The day after, Fire Chief Edward F. Croker was livid, calling the incident an outrage. He spoke bitterly of the way in which the Manufacturers' Association was devising methods to block his proposal for enforcing better methods of fire protection.

Harris and Blanck, who survived by making their way to the roof, via a route unknown to most of the employees, were charged with manslaughter and were acquitted. But in 1914, they were ordered by a judge to pay damages of $75 each to the families of 23 victims who had sued.

The Triangle Shirtwaist fire inspired countless fire and worker safety laws around the country and the world, and is known, to this day, by virtually every firefighter on the planet.

With the gift of hindsight, we can try to explain how such a tragedy could have occurred. In essence, it was a product of the times. In that era, there was an extremely rigid social order--people knew their place, and did what they were told. America was most definitely a land of opportunity, but progress was hampered by social class in a way that would be quite difficult for our modern mind to understand. And, make no mistake, the worst jobs went to immigrants, whom many regarded as sub-human. Concepts of social justice were in their infancy. A prescription for disaster, you might say.
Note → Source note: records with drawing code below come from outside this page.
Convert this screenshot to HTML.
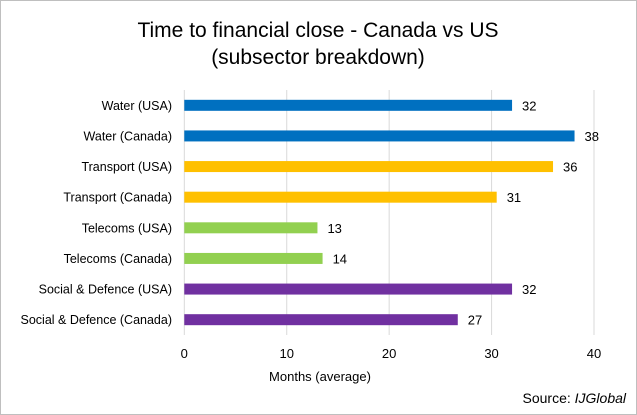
<!DOCTYPE html>
<html><head><meta charset="utf-8"><style>
body{margin:0;background:#fff;}
svg{display:block;font-family:"Liberation Sans",sans-serif;}
</style></head><body>
<svg width="637" height="415">
<rect x="0.5" y="0.5" width="636" height="414" fill="#fff" stroke="#bfbfbf"/>
<text x="318" y="37" font-size="21" text-anchor="middle" fill="#000">Time to financial close - Canada vs US</text>
<text x="318" y="64" font-size="21" text-anchor="middle" fill="#000">(subsector breakdown)</text>
<g id="grid"></g><g id="bars"></g><g id="ylabels"></g><g id="xticks"></g>
<text x="320" y="381" font-size="13" text-anchor="middle" fill="#000">Months (average)</text>
<text x="626" y="403" font-size="14" text-anchor="end" fill="#000">Source: <tspan font-style="italic">IJGlobal</tspan></text>
</svg>
<script>
const categories=["Water (USA)","Water (Canada)","Transport (USA)","Transport (Canada)","Telecoms (USA)","Telecoms (Canada)","Social & Defence (USA)","Social & Defence (Canada)"];
const values=[32,38.1,36,30.5,13,13.5,32,26.7];
const valueLabels=["32","38","36","31","13","14","32","27"];
const colors=["#0070c0","#0070c0","#ffc000","#ffc000","#92d050","#92d050","#7030a0","#7030a0"];
const ticks=[0,10,20,30,40];
const NS="http://www.w3.org/2000/svg";
const x0=184.3,x1=594,yTop=90,yBot=335;
const xs=v=>x0+(v/40)*(x1-x0);
const band=(yBot-yTop)/categories.length;
const yc=i=>yTop+band*(i+0.5);
function mk(t,a,p){const e=document.createElementNS(NS,t);for(const k in a)e.setAttribute(k,a[k]);p.appendChild(e);return e;}
const g=document.getElementById('grid');
ticks.forEach(t=>{
 const l=mk('line',{x1:xs(t),x2:xs(t),y1:yTop,y2:yBot,stroke:'#d9d9d9','stroke-width':1},g);
 
 
 const tx=mk('text',{x:xs(t),y:358,'font-size':13,'text-anchor':'middle',fill:'#000'},document.getElementById('xticks'));
 tx.textContent=t;
 
 
});
const bg=document.getElementById('bars'),yl=document.getElementById('ylabels');
categories.forEach((c,i)=>{
 const y=yc(i);
 const r=mk('rect',{x:x0,y:y-5.5,width:xs(values[i])-x0,height:11,fill:colors[i]},bg);
 
 
 const v=mk('text',{x:xs(values[i])+10,y:y+5,'font-size':13,fill:'#000'},bg);
 v.textContent=valueLabels[i];
 
 
 const lb=mk('text',{x:172,y:y+4.5,'font-size':12.5,'text-anchor':'end',fill:'#000'},yl);
 lb.textContent=c;
 
 
});
</script>
</body></html>
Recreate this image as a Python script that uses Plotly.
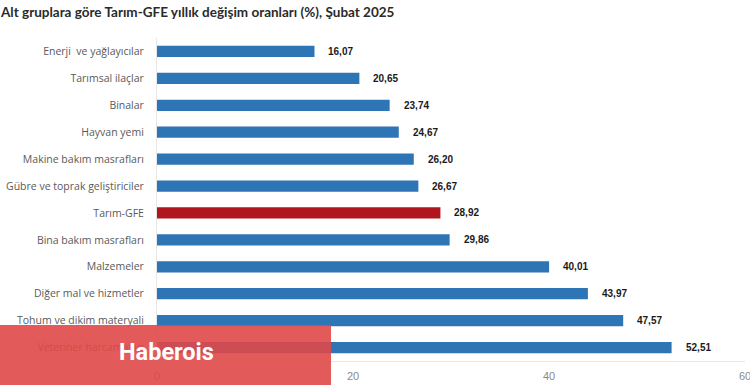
import plotly.graph_objects as go

categories = ["Enerji  ve yağlayıcılar", "Tarımsal ilaçlar", "Binalar", "Hayvan yemi",
              "Makine bakım masrafları", "Gübre ve toprak geliştiriciler", "Tarım-GFE",
              "Bina bakım masrafları", "Malzemeler", "Diğer mal ve hizmetler",
              "Tohum ve dikim materyali", "Veteriner harcamaları"]
values = [16.07, 20.65, 23.74, 24.67, 26.20, 26.67, 28.92, 29.86, 40.01, 43.97, 47.57, 52.51]
highlight = "Tarım-GFE"
x_ticks = [0, 20, 40, 60]

BLUE = "#2e75b6"
RED = "#b0161e"
colors = [RED if c == highlight else BLUE for c in categories]

L, R, T, B = 157, 5, 38, 24
PW, PH = 750 - L - R, 385 - T - B

fig = go.Figure()
fig.add_trace(go.Bar(
    x=values, y=categories, orientation="h",
    marker=dict(color=colors, line=dict(width=0)),
    width=0.42, hoverinfo="skip",
))

for c, v in zip(categories, values):
    fig.add_annotation(x=v, y=c, text="<b>" + f"{v:.2f}".replace(".", ",") + "</b>", showarrow=False,
                       xanchor="left", xshift=12,
                       font=dict(family="Liberation Sans, Arial", size=10, color="#1a1a1a"))

# title as annotation
fig.add_annotation(xref="paper", yref="paper", x=-L / PW, y=1 + (T - 12) / PH,
                   text="<b>Alt gruplara göre Tarım-GFE yıllık değişim oranları (%), Şubat 2025</b>",
                   showarrow=False, xanchor="left", yanchor="middle", xshift=-2,
                   font=dict(family="Lato", size=13.5, color="#2a2a2a"))

# watermark overlay
fig.add_shape(type="rect", xref="paper", yref="paper", x0=-L / PW, x1=(331 - L) / PW,
              y0=-B / PH, y1=(385 - B - 325) / PH, fillcolor="#e04848", opacity=0.9,
              line=dict(width=0), layer="above")
fig.add_annotation(xref="paper", yref="paper", x=(117 - L) / PW, y=(385 - B - 352) / PH,
                   text="<b>Haberois</b>", showarrow=False, xanchor="left", yanchor="middle",
                   font=dict(family="Roboto", size=23.5, color="white"))

fig.update_layout(
    width=750, height=385,
    margin=dict(l=L, r=R, t=T, b=B, autoexpand=False),
    paper_bgcolor="white", plot_bgcolor="white",
    showlegend=False,
    xaxis=dict(range=[0, 60], tickvals=x_ticks, showgrid=False, zeroline=False,
               showline=True, linecolor="#e6e6e6", linewidth=1, automargin=False,
               ticklabeloverflow="allow",
               tickfont=dict(family="Liberation Sans Narrow, Liberation Sans", size=11, color="#8a8a8a"),
               ticks="", ticklabelstandoff=5),
    yaxis=dict(categoryorder="array", categoryarray=categories, autorange="reversed",
               showgrid=False, zeroline=False, showline=True, linecolor="#e6e6e6", linewidth=1,
               ticks="", ticklabelstandoff=10, automargin=False,
               tickfont=dict(family="Open Sans", size=10.5, color="#5a5a5a")),
    font=dict(family="Open Sans"),
)

fig.write_html("out.html", config={"displayModeBar": False},
               post_script="document.body.style.margin='0px';")
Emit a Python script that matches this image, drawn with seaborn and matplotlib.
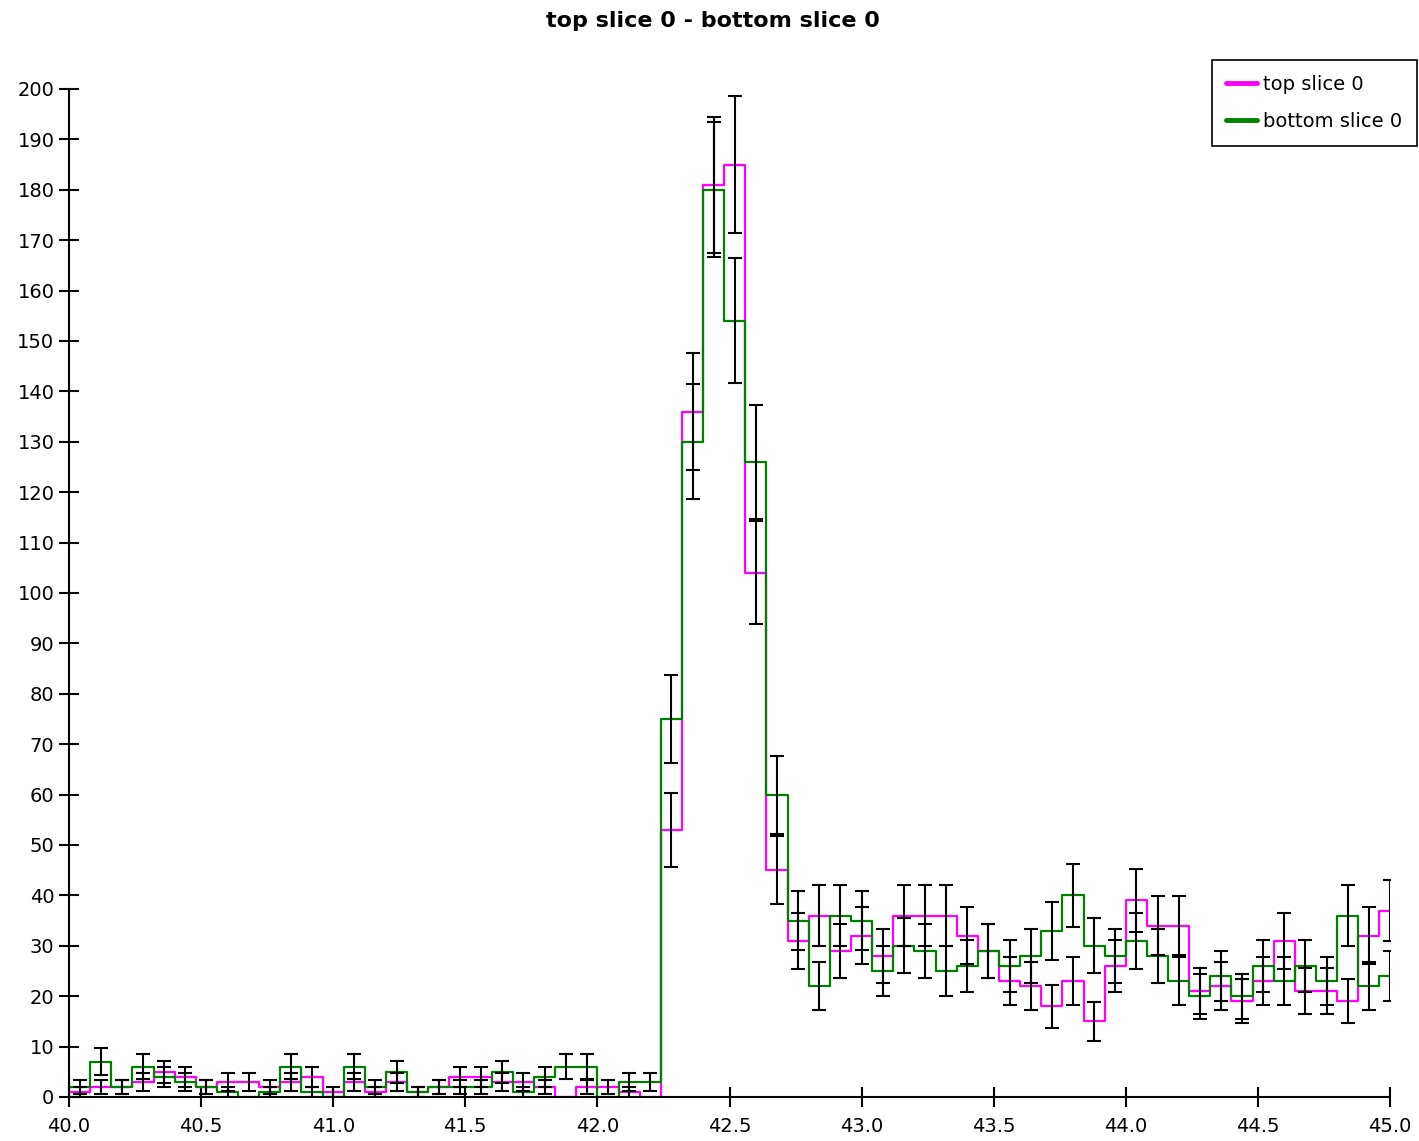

As for the events of September 11, 2001, we can also use hindsight to explain how such tragedies could have occurred. They, too, were a product of their time.

Catalyzed by the unlikely partnership of country club Republicans looking for slave labor, colleges looking for students and thus more federal dollars, and Democratic politicians looking for votes, immigration became virtually unlimited. There were simply not the resources available, nor the will, to check on the hundreds of thousands of expired visas, phony student visas, and known felons--let alone terrorists--who had entered this country. 1911's rigid social order was replaced with a false and unctuous hyper-egalitarianism, that promoted tolerance as the ultimate virtue, and moral relativism as the byword. A prescription for disaster, you might say.

This time, though, the toll was far higher, and the problem won't be solved by merely enacting laws. Nothing less than a radical change in our moral and social fabric will suffice, and it is not at all certain that we are up to the task.